Monday, March 5th 2012 - 20:05 UTC

Chinese athletes banned from eating beef: fears of the clenbuterol substance

Chinese athletes preparing for the London Olympics have been banned from eating meat over fears they may consume clenbuterol -the prohibited performance-enhancing substance led to Chinese Olympic judo champion Tong Wen's two-year banm, reports China Daily.

The performance-enhancing substance led to Chinese Olympic judo champion Tong Wen's two-year ban

The meat ban forbidding national team athletes from eating meat products when dining out was issued by China's General Administration of Sport in an urgent notice recently due to fears that banned clenbuterol substances in meat would cause athletes to fail the drug tests in the run-up to the 2012 London Games.

Huang Wenyi, a gold medal winner at the 2010 Guangzhou Asian Games and currently training for the 2012 London Olympics, revealed on her Sina Weibo that clenbuterol, or “lean meat power,” which is administered to livestock to bulk them up and produce leaner meat, was even found in pork products raised and prepared exclusively for athletes.

“The Administration issued an urgent order banning athletes from eating pork, beef or lamb outside. When dining out, we are only allowed to eat fish and chicken,” Huang said. “Is there any food safe to eat in China?” she added. But Huang later deleted the post.

The move to guarantee Chinese Olympians are free from performance-enhancing drugs has been strictly carried out as another Olympian revealed that anyone violating the ban would be expelled from the national team.

“Now the only place that we could eat safely turns out to be our cafeteria.” Lu Yong, Beijing Olympics men's 85kg weightlifting champion twitted on his Sina Weibo. “It's a disaster for athletes as the prohibited substance in over 52% of the meat products in Beijing has exceeded the drug test standard”.

The China Daily piece then mentions several top athletes brought down by eating meat containing clenbuterol, beginning with Spain’s cyclist Alberto Contador.

Earlier this week, three-time Tour de France champion Alberto Contador was banned from competing for two years from professional cycling and stripped of his 2010 title after testing positive for clenbuterol.

The Court of Arbitration for Sport rejected his claim that the positive result was caused by eating contaminated meat during a 2010 Tour rest day rather than taking clenbuterol as a performance-enhancing drug.

China's Olympic judo champion Tong Wen was banned for two years by the International Judo Federation on May 10, 2010 and was required to give back her gold medal from the World Championships of 2009.

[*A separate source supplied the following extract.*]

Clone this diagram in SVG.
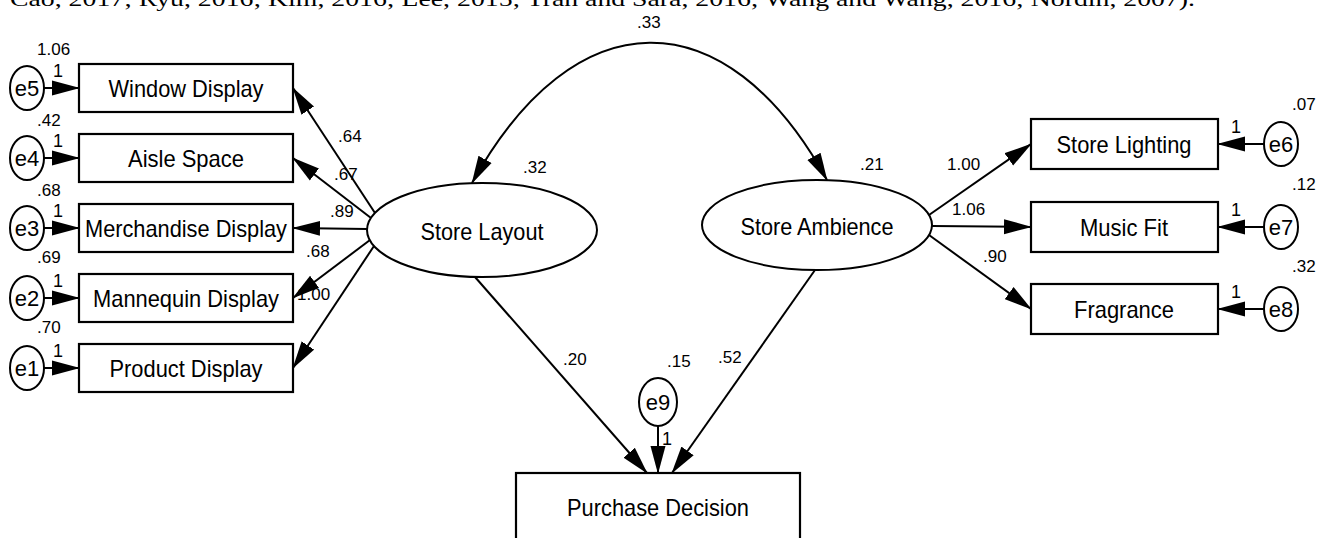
<svg xmlns="http://www.w3.org/2000/svg" width="1317" height="538" viewBox="0 0 1317 538">
<style>
.box{fill:#fff;stroke:#000;stroke-width:2.2}
.ell{fill:#fff;stroke:#000;stroke-width:2}
.lbl{font-family:"Liberation Sans",Arial,sans-serif;font-size:24px;text-anchor:middle;fill:#000}
.el{font-family:"Liberation Sans",Arial,sans-serif;font-size:22px;text-anchor:middle;fill:#000}
.num{font-family:"Liberation Sans",Arial,sans-serif;font-size:17px;fill:#000}
.one{font-family:"Liberation Sans",Arial,sans-serif;font-size:18px;fill:#000}
.cn line,.cn path{stroke:#000;stroke-width:2;fill:none;marker-end:url(#ah)}
.top{font-family:"Liberation Serif","Times New Roman",serif;font-size:22px;fill:#000}
</style>
<defs>
<marker id="ah" markerUnits="userSpaceOnUse" markerWidth="28" markerHeight="16" viewBox="0 0 28 16" refX="27" refY="8" orient="auto-start-reverse">
<path d="M0,0.5 L28,8 L0,15.5 z" fill="#000"/>
</marker>
</defs>
<rect width="1317" height="538" fill="#fff"/>
<text class="top" x="10" y="6" textLength="1185" lengthAdjust="spacingAndGlyphs">Cao, 2017; Ryu, 2016; Kim, 2016; Lee, 2015; Tran and Sara, 2016; Wang and Wang, 2016; Nordin, 2007).</text>

<g id="window-display"><rect class="box" x="79" y="64" width="214" height="48"/><text class="lbl" x="186" y="97" textLength="155" lengthAdjust="spacingAndGlyphs">Window Display</text></g>
<g id="aisle-space"><rect class="box" x="79" y="134" width="214" height="48"/><text class="lbl" x="186" y="167" textLength="116" lengthAdjust="spacingAndGlyphs">Aisle Space</text></g>
<g id="merchandise-display"><rect class="box" x="79" y="204" width="214" height="48"/><text class="lbl" x="186" y="237" textLength="202" lengthAdjust="spacingAndGlyphs">Merchandise Display</text></g>
<g id="mannequin-display"><rect class="box" x="79" y="274" width="214" height="48"/><text class="lbl" x="186" y="307" textLength="186" lengthAdjust="spacingAndGlyphs">Mannequin Display</text></g>
<g id="product-display"><rect class="box" x="79" y="344" width="214" height="48"/><text class="lbl" x="186" y="377" textLength="153" lengthAdjust="spacingAndGlyphs">Product Display</text></g>

<g id="e5"><ellipse class="ell" cx="27" cy="88" rx="17" ry="22"/><text class="el" x="27" y="96">e5</text><text class="num" x="37" y="55">1.06</text></g>
<g id="e4"><ellipse class="ell" cx="27" cy="158" rx="17" ry="22"/><text class="el" x="27" y="166">e4</text><text class="num" x="37" y="126">.42</text></g>
<g id="e3"><ellipse class="ell" cx="27" cy="228" rx="17" ry="22"/><text class="el" x="27" y="236">e3</text><text class="num" x="37" y="196">.68</text></g>
<g id="e2"><ellipse class="ell" cx="27" cy="298" rx="17" ry="22"/><text class="el" x="27" y="306">e2</text><text class="num" x="37" y="263">.69</text></g>
<g id="e1"><ellipse class="ell" cx="27" cy="368" rx="17" ry="22"/><text class="el" x="27" y="376">e1</text><text class="num" x="37" y="333">.70</text></g>

<g id="store-layout"><ellipse class="ell" cx="482" cy="230" rx="115" ry="47"/><text class="lbl" x="482" y="240" textLength="123" lengthAdjust="spacingAndGlyphs">Store Layout</text><text class="num" x="523" y="173">.32</text></g>
<g id="store-ambience"><ellipse class="ell" cx="817" cy="225" rx="115" ry="45"/><text class="lbl" x="817" y="235" textLength="153" lengthAdjust="spacingAndGlyphs">Store Ambience</text><text class="num" x="860" y="170">.21</text></g>

<g id="store-lighting"><rect class="box" x="1031" y="119" width="187" height="50"/><text class="lbl" x="1124" y="153" textLength="135" lengthAdjust="spacingAndGlyphs">Store Lighting</text></g>
<g id="music-fit"><rect class="box" x="1031" y="202" width="187" height="50"/><text class="lbl" x="1124" y="236" textLength="88" lengthAdjust="spacingAndGlyphs">Music Fit</text></g>
<g id="fragrance"><rect class="box" x="1031" y="284" width="187" height="50"/><text class="lbl" x="1124" y="318" textLength="100" lengthAdjust="spacingAndGlyphs">Fragrance</text></g>

<g id="e6"><ellipse class="ell" cx="1281" cy="144" rx="17" ry="22"/><text class="el" x="1281" y="152">e6</text><text class="num" x="1292" y="110">.07</text></g>
<g id="e7"><ellipse class="ell" cx="1281" cy="227" rx="17" ry="22"/><text class="el" x="1281" y="235">e7</text><text class="num" x="1292" y="190">.12</text></g>
<g id="e8"><ellipse class="ell" cx="1281" cy="309" rx="17" ry="22"/><text class="el" x="1281" y="317">e8</text><text class="num" x="1292" y="272">.32</text></g>

<g id="purchase-decision"><rect class="box" x="516" y="473" width="284" height="80"/><text class="lbl" x="658" y="516" textLength="182" lengthAdjust="spacingAndGlyphs">Purchase Decision</text></g>
<g id="e9"><ellipse class="ell" cx="658" cy="402" rx="19" ry="24"/><text class="el" x="658" y="410">e9</text><text class="num" x="667" y="367">.15</text></g>

<g id="edge-labels">
<text class="one" x="53" y="77">1</text>
<text class="one" x="53" y="147">1</text>
<text class="one" x="53" y="217">1</text>
<text class="one" x="53" y="287">1</text>
<text class="one" x="53" y="357">1</text>
<text class="one" x="1231" y="133">1</text>
<text class="one" x="1231" y="216">1</text>
<text class="one" x="1231" y="298">1</text>
<text class="one" x="662" y="445">1</text>
<text class="num" x="338" y="142">.64</text>
<text class="num" x="334" y="180">.67</text>
<text class="num" x="330" y="217">.89</text>
<text class="num" x="306" y="257">.68</text>
<text class="num" x="297" y="300">1.00</text>
<text class="num" x="947" y="170">1.00</text>
<text class="num" x="952" y="215">1.06</text>
<text class="num" x="983" y="262">.90</text>
<text class="num" x="563" y="365">.20</text>
<text class="num" x="718" y="363">.52</text>
<text class="num" x="637" y="28">.33</text>
</g>

<g id="connectors" class="cn">
<line x1="44" y1="88" x2="79" y2="88"/>
<line x1="44" y1="158" x2="79" y2="158"/>
<line x1="44" y1="228" x2="79" y2="228"/>
<line x1="44" y1="298" x2="79" y2="298"/>
<line x1="44" y1="368" x2="79" y2="368"/>
<line x1="375" y1="213" x2="293" y2="88"/>
<line x1="371" y1="218" x2="293" y2="158"/>
<line x1="367" y1="229" x2="293" y2="228"/>
<line x1="370" y1="240" x2="293" y2="298"/>
<line x1="374" y1="246" x2="293" y2="368"/>
<line x1="929" y1="215" x2="1031" y2="144"/>
<line x1="932" y1="226" x2="1031" y2="227"/>
<line x1="929" y1="235" x2="1031" y2="309"/>
<line x1="1264" y1="144" x2="1218" y2="144"/>
<line x1="1264" y1="227" x2="1218" y2="227"/>
<line x1="1264" y1="309" x2="1218" y2="309"/>
<line x1="475" y1="277" x2="647" y2="473"/>
<line x1="815" y1="270" x2="672" y2="473"/>
<line x1="658" y1="426" x2="658" y2="473"/>
<path d="M472,183 C574,-2 725,-5 827,180" marker-start="url(#ah)"/>
</g>
</svg>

Tong blamed pork chops for the positive clenbuterol test and subsequently contested the ban and took her case to the Court of Arbitration for Sport who ruled that a doping violation could not be proved and found in her favour ordering that she be reinstated immediately with all rights. She returned to international competition in May 2011 winning gold at the Moscow Grand Slam.

US swimmer Jessica Hardy tested positive at the US trials in July 2008. She served a one-year suspension, having claimed she unknowingly took the drug in a contaminated food supplement.